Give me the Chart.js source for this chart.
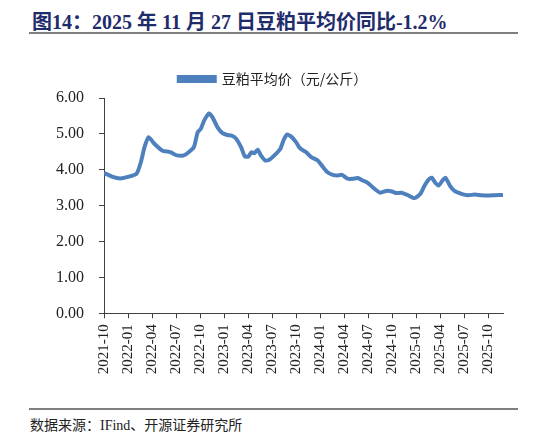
<!DOCTYPE html>
<html>
<head>
<meta charset="utf-8">
<script src="https://cdn.jsdelivr.net/npm/chart.js@4"></script>
<style>
  body { margin: 0; width: 546px; height: 439px; background: #fff; position: relative; overflow: hidden; }
  #title { position: absolute; left: 32px; top: 6px; font: bold 20px "Liberation Serif", "Noto Sans CJK SC", serif; color: #1f2c6b; white-space: nowrap; }
  .rule { position: absolute; left: 29px; width: 489px; height: 2px; background: #7f7f7f; }
  #source { position: absolute; left: 30px; top: 414px; font: 14px "Liberation Serif", "Noto Sans CJK SC", serif; color: #222; white-space: nowrap; }
  #wrap { position: absolute; left: 0; top: 62px; width: 546px; height: 338px; }
</style>
</head>
<body>
<div id="title">图14：2025 年 11 月 27 日豆粕平均价同比-1.2%</div>
<div class="rule" style="top:32px"></div>
<div id="wrap"><canvas id="chart"></canvas></div>
<div class="rule" style="top:408px"></div>
<div id="source">数据来源：IFind、开源证券研究所</div>
<script>
// weekly series (sparse sample)
const dates = ['2021-10-01','2021-11-01','2021-12-02','2022-01-04','2022-02-03','2022-02-18','2022-03-03','2022-03-19','2022-04-08','2022-05-09','2022-06-10','2022-07-05','2022-07-31','2022-08-19','2022-09-08','2022-09-22','2022-10-04','2022-10-17','2022-11-05','2022-11-18','2022-12-07','2022-12-26','2023-01-14','2023-02-03','2023-02-16','2023-03-05','2023-03-20','2023-04-02','2023-04-14','2023-04-25','2023-05-07','2023-05-20','2023-06-05','2023-06-21','2023-07-10','2023-08-02','2023-08-15','2023-08-28','2023-09-12','2023-10-01','2023-10-14','2023-10-24','2023-11-09','2023-11-28','2023-12-23','2024-01-11','2024-01-30','2024-02-18','2024-03-08','2024-03-24','2024-04-15','2024-05-04','2024-05-23','2024-06-12','2024-07-01','2024-07-26','2024-08-17','2024-09-09','2024-09-28','2024-10-17','2024-11-06','2024-12-01','2024-12-26','2025-01-18','2025-02-03','2025-02-16','2025-02-28','2025-03-14','2025-03-27','2025-04-08','2025-04-21','2025-05-08','2025-05-26','2025-06-21','2025-07-16','2025-08-11','2025-09-06','2025-10-01','2025-10-27','2025-11-27']
const prices = [3.91,3.81,3.76,3.81,3.89,4.21,4.63,4.91,4.74,4.54,4.49,4.40,4.40,4.49,4.63,5.04,5.14,5.37,5.57,5.46,5.18,5.02,4.97,4.94,4.86,4.63,4.37,4.37,4.49,4.46,4.56,4.40,4.26,4.28,4.40,4.58,4.83,4.98,4.93,4.77,4.62,4.56,4.49,4.35,4.26,4.09,3.93,3.86,3.84,3.86,3.75,3.75,3.77,3.70,3.63,3.47,3.36,3.41,3.40,3.35,3.36,3.29,3.21,3.33,3.56,3.72,3.78,3.63,3.56,3.68,3.78,3.56,3.41,3.33,3.29,3.31,3.29,3.28,3.29,3.30]
const tickLabels = ['2021-10','2022-01','2022-04','2022-07','2022-10','2023-01','2023-04','2023-07','2023-10','2024-01','2024-04','2024-07','2024-10','2025-01','2025-04','2025-07','2025-10']
const seriesName = '豆粕平均价（元/公斤）'

// months since 2021-10
function monthIndex(s) {
  const [y, m, d] = s.split('-').map(Number)
  const dim = new Date(y, m, 0).getDate()
  return (y - 2021) * 12 + (m - 10) + (d - 1) / dim
}

const points = dates.map((d, i) => ({ x: monthIndex(d), y: prices[i] }))
const tickValues = tickLabels.map(t => monthIndex(t + '-01'))
const axisColor = '#404040'
const serif = '"Liberation Serif", "Times New Roman", serif'

// a little more room between legend and plot
const legendGap = {
  id: 'legendGap',
  afterInit(chart) {
    const fit = chart.legend.fit
    chart.legend.fit = function () {
      fit.call(this)
      this.height += 2
    }
  }
}

new Chart(document.getElementById('chart'), {
  type: 'line',
  data: {
    datasets: [{
      label: seriesName,
      data: points,
      borderColor: '#4e80be',
      backgroundColor: '#4e80be',
      borderWidth: 4,
      pointRadius: 0,
      tension: 0.2
    }]
  },
  plugins: [legendGap],
  options: {
    responsive: true,
    maintainAspectRatio: false,
    animation: false,
    layout: { padding: { top: 0, right: 43, bottom: 0, left: 43 } },
    plugins: {
      tooltip: { enabled: false },
      legend: {
        position: 'top',
        labels: {
          boxWidth: 36,
          boxHeight: 4,
          padding: 10,
          color: '#222',
          font: { family: '"Noto Sans CJK SC", sans-serif', size: 14 }
        }
      }
    },
    scales: {
      x: {
        type: 'linear',
        min: 0,
        max: monthIndex(dates[dates.length - 1]),
        afterBuildTicks: (scale) => { scale.ticks = tickValues.map(v => ({ value: v })) },
        afterFit: (scale) => { scale.height = 86.7 },
        grid: { drawOnChartArea: false, drawTicks: true, tickLength: 5, color: axisColor },
        border: { color: axisColor, width: 1 },
        ticks: {
          minRotation: 90,
          maxRotation: 90,
          autoSkip: false,
          padding: 6,
          color: '#222',
          font: { family: serif, size: 15 },
          callback: (v) => tickLabels[tickValues.indexOf(v)]
        }
      },
      y: {
        min: 0,
        max: 6,
        afterFit: (scale) => { scale.width = 61 },
        grid: { drawOnChartArea: false, drawTicks: true, tickLength: 5, color: axisColor },
        border: { color: axisColor, width: 1 },
        ticks: {
          stepSize: 1,
          padding: 15,
          color: '#222',
          font: { family: serif, size: 16 },
          callback: (v) => v.toFixed(2)
        }
      }
    }
  }
})
</script>
</body>
</html>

What is being asked:
Every line above should be repeated exactly; pictures stay out of the copy.

Finished exercise:
Give me the Chart.js source for this chart.
<!DOCTYPE html>
<html>
<head>
<meta charset="utf-8">
<script src="https://cdn.jsdelivr.net/npm/chart.js@4"></script>
<style>
  body { margin: 0; width: 546px; height: 439px; background: #fff; position: relative; overflow: hidden; }
  #title { position: absolute; left: 32px; top: 6px; font: bold 20px "Liberation Serif", "Noto Sans CJK SC", serif; color: #1f2c6b; white-space: nowrap; }
  .rule { position: absolute; left: 29px; width: 489px; height: 2px; background: #7f7f7f; }
  #source { position: absolute; left: 30px; top: 414px; font: 14px "Liberation Serif", "Noto Sans CJK SC", serif; color: #222; white-space: nowrap; }
  #wrap { position: absolute; left: 0; top: 62px; width: 546px; height: 338px; }
</style>
</head>
<body>
<div id="title">图14：2025 年 11 月 27 日豆粕平均价同比-1.2%</div>
<div class="rule" style="top:32px"></div>
<div id="wrap"><canvas id="chart"></canvas></div>
<div class="rule" style="top:408px"></div>
<div id="source">数据来源：IFind、开源证券研究所</div>
<script>
// weekly series (sparse sample)
const dates = ['2021-10-01','2021-11-01','2021-12-02','2022-01-04','2022-02-03','2022-02-18','2022-03-03','2022-03-19','2022-04-08','2022-05-09','2022-06-10','2022-07-05','2022-07-31','2022-08-19','2022-09-08','2022-09-22','2022-10-04','2022-10-17','2022-11-05','2022-11-18','2022-12-07','2022-12-26','2023-01-14','2023-02-03','2023-02-16','2023-03-05','2023-03-20','2023-04-02','2023-04-14','2023-04-25','2023-05-07','2023-05-20','2023-06-05','2023-06-21','2023-07-10','2023-08-02','2023-08-15','2023-08-28','2023-09-12','2023-10-01','2023-10-14','2023-10-24','2023-11-09','2023-11-28','2023-12-23','2024-01-11','2024-01-30','2024-02-18','2024-03-08','2024-03-24','2024-04-15','2024-05-04','2024-05-23','2024-06-12','2024-07-01','2024-07-26','2024-08-17','2024-09-09','2024-09-28','2024-10-17','2024-11-06','2024-12-01','2024-12-26','2025-01-18','2025-02-03','2025-02-16','2025-02-28','2025-03-14','2025-03-27','2025-04-08','2025-04-21','2025-05-08','2025-05-26','2025-06-21','2025-07-16','2025-08-11','2025-09-06','2025-10-01','2025-10-27','2025-11-27']
const prices = [3.91,3.81,3.76,3.81,3.89,4.21,4.63,4.91,4.74,4.54,4.49,4.40,4.40,4.49,4.63,5.04,5.14,5.37,5.57,5.46,5.18,5.02,4.97,4.94,4.86,4.63,4.37,4.37,4.49,4.46,4.56,4.40,4.26,4.28,4.40,4.58,4.83,4.98,4.93,4.77,4.62,4.56,4.49,4.35,4.26,4.09,3.93,3.86,3.84,3.86,3.75,3.75,3.77,3.70,3.63,3.47,3.36,3.41,3.40,3.35,3.36,3.29,3.21,3.33,3.56,3.72,3.78,3.63,3.56,3.68,3.78,3.56,3.41,3.33,3.29,3.31,3.29,3.28,3.29,3.30]
const tickLabels = ['2021-10','2022-01','2022-04','2022-07','2022-10','2023-01','2023-04','2023-07','2023-10','2024-01','2024-04','2024-07','2024-10','2025-01','2025-04','2025-07','2025-10']
const seriesName = '豆粕平均价（元/公斤）'

// months since 2021-10
function monthIndex(s) {
  const [y, m, d] = s.split('-').map(Number)
  const dim = new Date(y, m, 0).getDate()
  return (y - 2021) * 12 + (m - 10) + (d - 1) / dim
}

const points = dates.map((d, i) => ({ x: monthIndex(d), y: prices[i] }))
const tickValues = tickLabels.map(t => monthIndex(t + '-01'))
const axisColor = '#404040'
const serif = '"Liberation Serif", "Times New Roman", serif'

// a little more room between legend and plot
const legendGap = {
  id: 'legendGap',
  afterInit(chart) {
    const fit = chart.legend.fit
    chart.legend.fit = function () {
      fit.call(this)
      this.height += 2
    }
  }
}

new Chart(document.getElementById('chart'), {
  type: 'line',
  data: {
    datasets: [{
      label: seriesName,
      data: points,
      borderColor: '#4e80be',
      backgroundColor: '#4e80be',
      borderWidth: 4,
      pointRadius: 0,
      tension: 0.2
    }]
  },
  plugins: [legendGap],
  options: {
    responsive: true,
    maintainAspectRatio: false,
    animation: false,
    layout: { padding: { top: 0, right: 43, bottom: 0, left: 43 } },
    plugins: {
      tooltip: { enabled: false },
      legend: {
        position: 'top',
        labels: {
          boxWidth: 36,
          boxHeight: 4,
          padding: 10,
          color: '#222',
          font: { family: '"Noto Sans CJK SC", sans-serif', size: 14 }
        }
      }
    },
    scales: {
      x: {
        type: 'linear',
        min: 0,
        max: monthIndex(dates[dates.length - 1]),
        afterBuildTicks: (scale) => { scale.ticks = tickValues.map(v => ({ value: v })) },
        afterFit: (scale) => { scale.height = 86.7 },
        grid: { drawOnChartArea: false, drawTicks: true, tickLength: 5, color: axisColor },
        border: { color: axisColor, width: 1 },
        ticks: {
          minRotation: 90,
          maxRotation: 90,
          autoSkip: false,
          padding: 6,
          color: '#222',
          font: { family: serif, size: 15 },
          callback: (v) => tickLabels[tickValues.indexOf(v)]
        }
      },
      y: {
        min: 0,
        max: 6,
        afterFit: (scale) => { scale.width = 61 },
        grid: { drawOnChartArea: false, drawTicks: true, tickLength: 5, color: axisColor },
        border: { color: axisColor, width: 1 },
        ticks: {
          stepSize: 1,
          padding: 15,
          color: '#222',
          font: { family: serif, size: 16 },
          callback: (v) => v.toFixed(2)
        }
      }
    }
  }
})
</script>
</body>
</html>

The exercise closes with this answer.